The Dacia Spring model is already known to most people: it is an electric car sold under the Dacia brand and manufactured in China. In addition to the much lower maintenance and running costs of electric cars compared to those with internal combustion engines, the purchase price of the Dacia Spring is very attractive when we also consider subsidies in most European countries. We have already done the presentations on the occasion of other materials, so let's see how we can charge this car at home, at work, or in other public locations.
The fastest way to charge the Dacia Spring is at direct current (DC) fast charging stations, but these can sometimes be too fast when the car spends 8 hours in the parking lot at work. Moreover, it is also the most expensive option. The car can charge at such a station with a power of up to 34 kW. The connector used for this type of charging is CCS2.
Charging at your destination at alternating current (AC) stations is one of the easiest ways to charge any electric car. Whether we're charging at home, overnight, whether we're charging at the office, while the car is parked, or in public parking lots while we deal with other things. Using charging a station with a Type2 connector, we can fully charge the car's battery in an interval between 4-13h.
Because the charging power of electric cars at alternating current stations is limited by the OBC (on board charger), and because the Dacia Spring has a single-phase OBC limited to 6.6 kW, we will only discuss single-phase chargers.
So let's see which chargers are suitable for this type of "slow" charging and the positives and negatives of each.
The most accessible and handy charger is the portable one, received with the purchase of the car, being practically free. This charger plugs into a normal, Schuko outlet and can charge your car from 0-100% in about 13 hours. Its maximum power is 2.3 kW, and the amperage cannot be adjusted, being set to 10A.
Another 7.4 kW single-phase charger is among the most affordable on the market. This needs a single-phase power supply and connects to the main fuse panel, requiring a dedicated power supply and its own type B or EV differential protection fuse, not having this built-in protection. This safety device drastically increases the cost of installation. The maximum charging power is 7.4 kW; even with this charger, the amperage cannot be adjusted, being set at 32A. The station has no wireless connectivity, mobile application, or load-balancing system. So you have to make sure you have the 7.4 kW available to avoid tripping the main fuse.
The subject of required fuses has been detailed in the article Why do we need electrical protections in charging stations?
The LEKTRI.CO 1P7K charging station also needs a dedicated power supply protected by a differential protection fuse, type A, already having direct current protection integrated. It can be mounted on the wall of the house/garage or on a metal pole. Unlike the previously listed variants, this station allows the adjustment of the amperage (and therefore the charging power), has Wi-Fi connectivity, and can be controlled from the mobile application.

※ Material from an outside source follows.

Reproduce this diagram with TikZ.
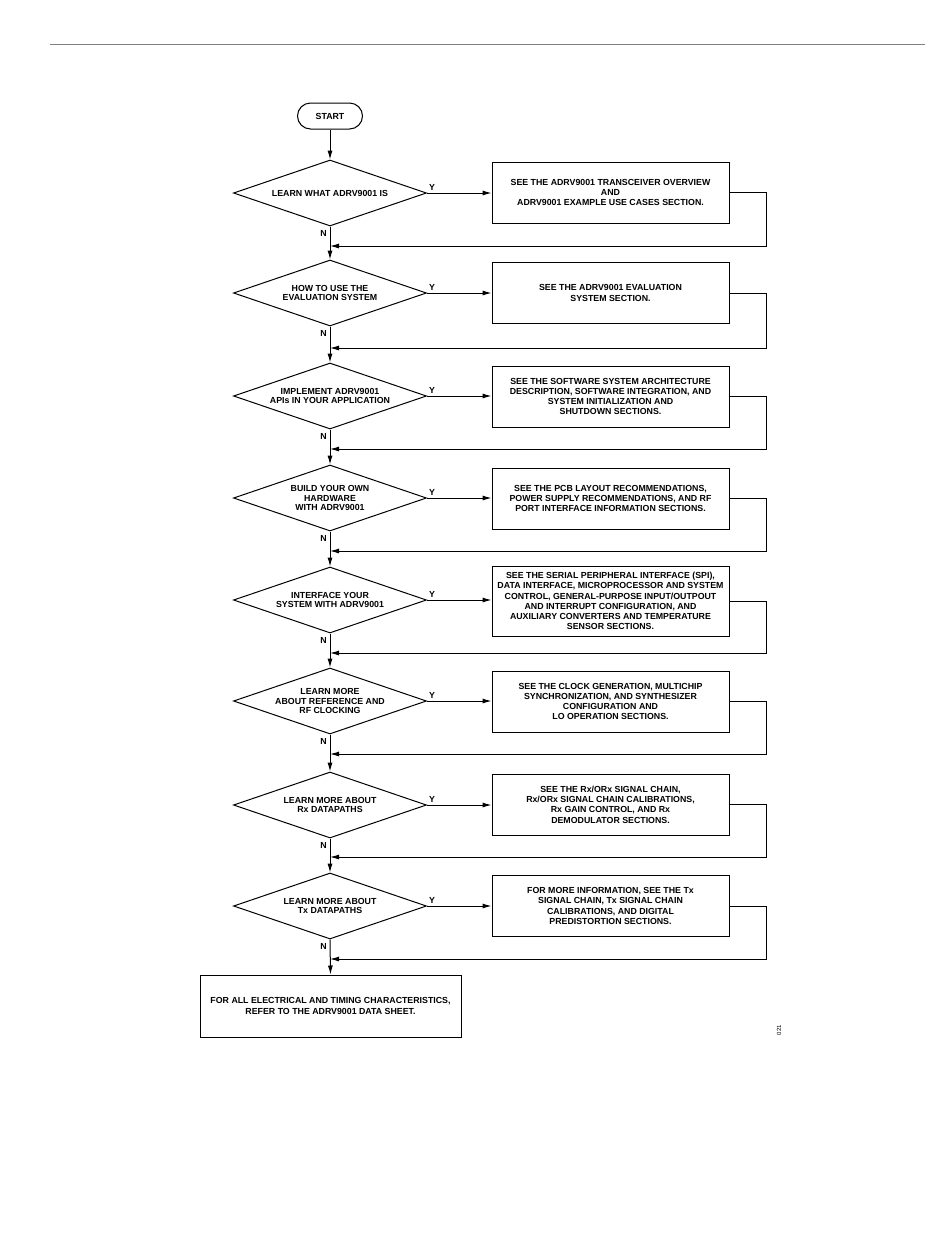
\documentclass[tikz,border=0pt]{standalone}
\usepackage{fontspec}
\setmainfont{Liberation Sans}
\usetikzlibrary{shapes.geometric,arrows.meta}

\begin{document}
\begin{tikzpicture}[x=1pt,y=-1pt,
  every node/.style={font=\bfseries\fontsize{8.8}{10.3}\selectfont, align=center},
  ask/.style={shape=diamond, draw, line width=1pt, aspect=2.9, inner sep=0pt, minimum width=193pt, minimum height=66pt, font=\bfseries\fontsize{8.8}{9.7}\selectfont},
  info/.style={shape=rectangle, draw, line width=1pt, inner sep=2pt, minimum width=237pt, minimum height=61pt},
  flow/.style={line width=1pt, -{Latex[length=9pt,width=5pt]}},
  ]
\useasboundingbox (0,0) rectangle (950,1248);
\draw[gray, line width=1pt] (50,44) -- (925,44);

\node[draw, line width=1pt, rounded corners=13pt, minimum width=65pt, minimum height=26pt] (start) at (330,116) {START};

% questions
\node[ask] (d1) at (330,193) {LEARN WHAT ADRV9001 IS};
\node[ask] (d2) at (330,293) {HOW TO USE THE\\EVALUATION SYSTEM};
\node[ask] (d3) at (330,396) {IMPLEMENT ADRV9001\\APIs IN YOUR APPLICATION};
\node[ask] (d4) at (330,498) {BUILD YOUR OWN\\HARDWARE\\WITH ADRV9001};
\node[ask] (d5) at (330,600) {INTERFACE YOUR\\SYSTEM WITH ADRV9001};
\node[ask] (d6) at (330,701) {LEARN MORE\\ABOUT REFERENCE AND\\RF CLOCKING};
\node[ask] (d7) at (330,805) {LEARN MORE ABOUT\\Rx DATAPATHS};
\node[ask] (d8) at (330,906) {LEARN MORE ABOUT\\Tx DATAPATHS};

% where to read
\node[info] (b1) at (610.5,192.5) {SEE THE ADRV9001 TRANSCEIVER OVERVIEW\\AND\\ADRV9001 EXAMPLE USE CASES SECTION.};
\node[info] (b2) at (610.5,293) {SEE THE ADRV9001 EVALUATION\\SYSTEM SECTION.};
\node[info] (b3) at (610.5,396.5) {SEE THE SOFTWARE SYSTEM ARCHITECTURE\\DESCRIPTION, SOFTWARE INTEGRATION, AND\\SYSTEM INITIALIZATION AND\\SHUTDOWN SECTIONS.};
\node[info] (b4) at (610.5,498.5) {SEE THE PCB LAYOUT RECOMMENDATIONS,\\POWER SUPPLY RECOMMENDATIONS, AND RF\\PORT INTERFACE INFORMATION SECTIONS.};
\node[info, minimum height=70pt] (b5) at (610.5,601) {SEE THE SERIAL PERIPHERAL INTERFACE (SPI),\\DATA INTERFACE, MICROPROCESSOR AND SYSTEM\\CONTROL, GENERAL-PURPOSE INPUT/OUTPOUT\\AND INTERRUPT CONFIGURATION, AND\\AUXILIARY CONVERTERS AND TEMPERATURE\\SENSOR SECTIONS.};
\node[info] (b6) at (610.5,701.5) {SEE THE CLOCK GENERATION, MULTICHIP\\SYNCHRONIZATION, AND SYNTHESIZER\\CONFIGURATION AND\\LO OPERATION SECTIONS.};
\node[info] (b7) at (610.5,804.5) {SEE THE Rx/ORx SIGNAL CHAIN,\\Rx/ORx SIGNAL CHAIN CALIBRATIONS,\\Rx GAIN CONTROL, AND Rx\\DEMODULATOR SECTIONS.};
\node[info] (b8) at (610.5,906) {FOR MORE INFORMATION, SEE THE Tx\\SIGNAL CHAIN, Tx SIGNAL CHAIN\\CALIBRATIONS, AND DIGITAL\\PREDISTORTION SECTIONS.};

\node[info, minimum width=261pt, minimum height=62pt] (sheet) at (330.5,1006) {FOR ALL ELECTRICAL AND TIMING CHARACTERISTICS,\\REFER TO THE ADRV9001 DATA SHEET.};

\node[rotate=90, font=\fontsize{6}{6}\selectfont] (fig) at (779,1030) {021};

% return points
\foreach \i/\y in {1/246,2/348,3/449,4/551,5/653,6/754,7/857,8/959}{
  \coordinate (j\i) at (330,\y);
  \coordinate (r\i) at (766,\y);
}

\draw[flow] (start) -- (d1);
\foreach \i/\n in {1/2,2/3,3/4,4/5,5/6,6/7,7/8}
  \draw[flow] (d\i.south) -- (d\n.north);
\draw[flow] (d8.south) -- (sheet.north);

\foreach \i in {1,...,8}{
  \draw[flow] (d\i.east) -- (d\i.east -| b\i.west);
  \draw[flow] (b\i.east) -| (r\i) -- (j\i);
  \node[anchor=south west, inner sep=2pt] (y\i) at (d\i.east) {Y};
  \node[anchor=north east, inner sep=2pt] (n\i) at ([xshift=-1pt,yshift=-2pt]d\i.south) {N};
}
\end{tikzpicture}
\end{document}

This charging station can be connected to any single-phase supply as it can automatically limit the maximum charging power, unlike the other two chargers tested.
In the following table we compare the main functions of the 3 chargers:
The benefit of charging the car battery using the energy from the photovoltaic panels primarily represents the financial savings achieved. Let’s consider the price of used electricity being 0.5 EUR/kWh and the price of the injected electricity being 0.25 EUR/kWh. If the photovoltaic installation produces 1 MWh of electricity that we inject into the network, we will receive approximately 250 EUR (depending on the tariff set by the supplier). Using that 1 MWh from the network will pay 500 EUR. Therefore, each MWh loaded with photovoltaic energy brings a saving of 250 EUR. Considering an annual journey of 20,000 km with an average consumption of 15 kWh/100 km would mean total consumption of 3 MWh, which if it came from the photovoltaic system would bring savings of 750 EUR annually. The LEKTRI.CO 1P7K charger pays for itself through savings from solar charging.
Of course, the Schuko mobile charger and the second tested charging station can also be used for solar charging, but the "adjustment" is made manually, starting and stopping the charging based on solar production. Instead, the LEKTRI.CO 1P7K charger automatically reduces the charging power when the photovoltaic system does not produce enough energy.
In the end, each of these 3 tested chargers fulfills its purpose, which is to charge the car battery, but when choosing the most suitable charger for our needs, specific functions such as connectivity and the availability of the mobile application to control the charger or load balancing must be considered. Charging with energy from the solar system is also an important feature in reducing costs and CO2 emissions. In order to have the desired flexibility in choosing the charging parameters, it is advisable to choose a smart charger connected to the internet.
And last but not least, we recommend paying more attention to safety and protection elements such as residual current monitoring systems, overload, and overtemperature protection.